3. When They’re Having One Of Their “Bad Days,” Try To Occupy Them With Something Fun

Depersonalization/derealization feeds off of itself, causing sufferers to become obsessive about it and therefore making the symptoms much worse. Victims of this disorder are known for asking and stressing over life’s big questions: What’s the meaning of life? What’s it matter, anyways? Once they start asking these questions, they get sucked into “The Void,” trapped and extremely difficult to get out of. One thing to avoid when hanging out with your loved one are these big questions. Try to occupy them with something hands-on and mentally stimulating. Physical activity is great, or if your loved one is someone like me who despises physical activity, try something artistic. Go rollerskating, bowling, to an arts class, and don’t underestimate the power of a Netflix marathon. A positive form of escape will help your loved one feel closer to themselves, you, and the universe!

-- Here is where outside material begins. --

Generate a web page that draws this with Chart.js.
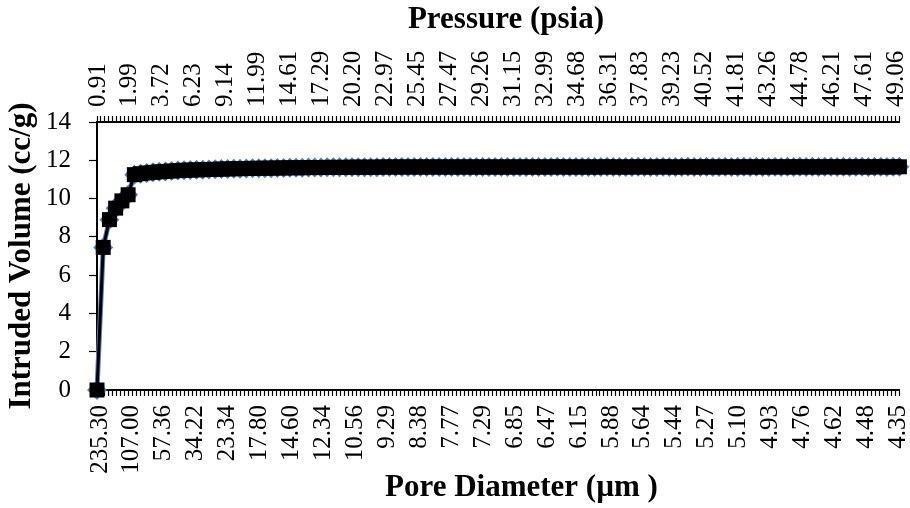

4. Be Patient And Don’t Take Things Personally

Symptoms of depersonalization/derealization worsen in times of anxiety, so sufferers experience a lot of ups and downs. Sometimes they’ll feel like they need to be around you, while sometimes they’ll really need their alone time. Don’t take it personally when your loved one wants to be left alone because you’re “too much to handle right now.” It’s not your fault, it’s just that sometimes they can’t help but feel disconnected from you — imagine how frustrating it is for them in that moment, not being able to feel close to the one that they love…makes them feel some sort of inhuman. Always try your best to be understanding, no matter how they’re feeling. Let them know that you’ll be there for them at all times. Causing them to feel bad about not wanting them to see you makes their anxiety worse; believe me, they feel bad enough. Just remind yourself that they’re struggling, but that they do, in fact, love you, no matter how distant they may seem.

5. Most Importantly, Ask Them How They’re Doing

Like I mentioned earlier, everyday is going to be different for your loved one, but no matter how good they’re feeling, they’re always going to have their disorder — some days are just better than others. This is something that happens not just with depersonalization/derealization but is something that happens with all mental disorders. Many people suffering from emotional problems often keep their feelings to themselves, avoiding the title of “burden” for the ones they care about. They feel alone and misunderstood, and really do, just want to feel “normal” and a part of something. For both you and your loved one, ask them how they’re doing. This way they’ll feel more comfortable talking about how they’re feeling and you’ll feel more prepared as to how they’ll react, what you should do and what you shouldn’t. Some people suggest asking your loved one how their symptoms are on a scale of one to ten, ten being the worst and one being as if their depersonalization/derealization was almost nonexistent! If your loved one ever seems uncomfortable in a certain environment, just double check that everything’s alright; they could be putting themselves through an anxiety inducing situation just to prove something to those around them or, most likely, to themselves. Let them know that it’s okay to feel the way they’re feeling and that they are, in fact, human. Each action of human love and compassion will help your loved one realize that everything in this life, including themselves, is worth it.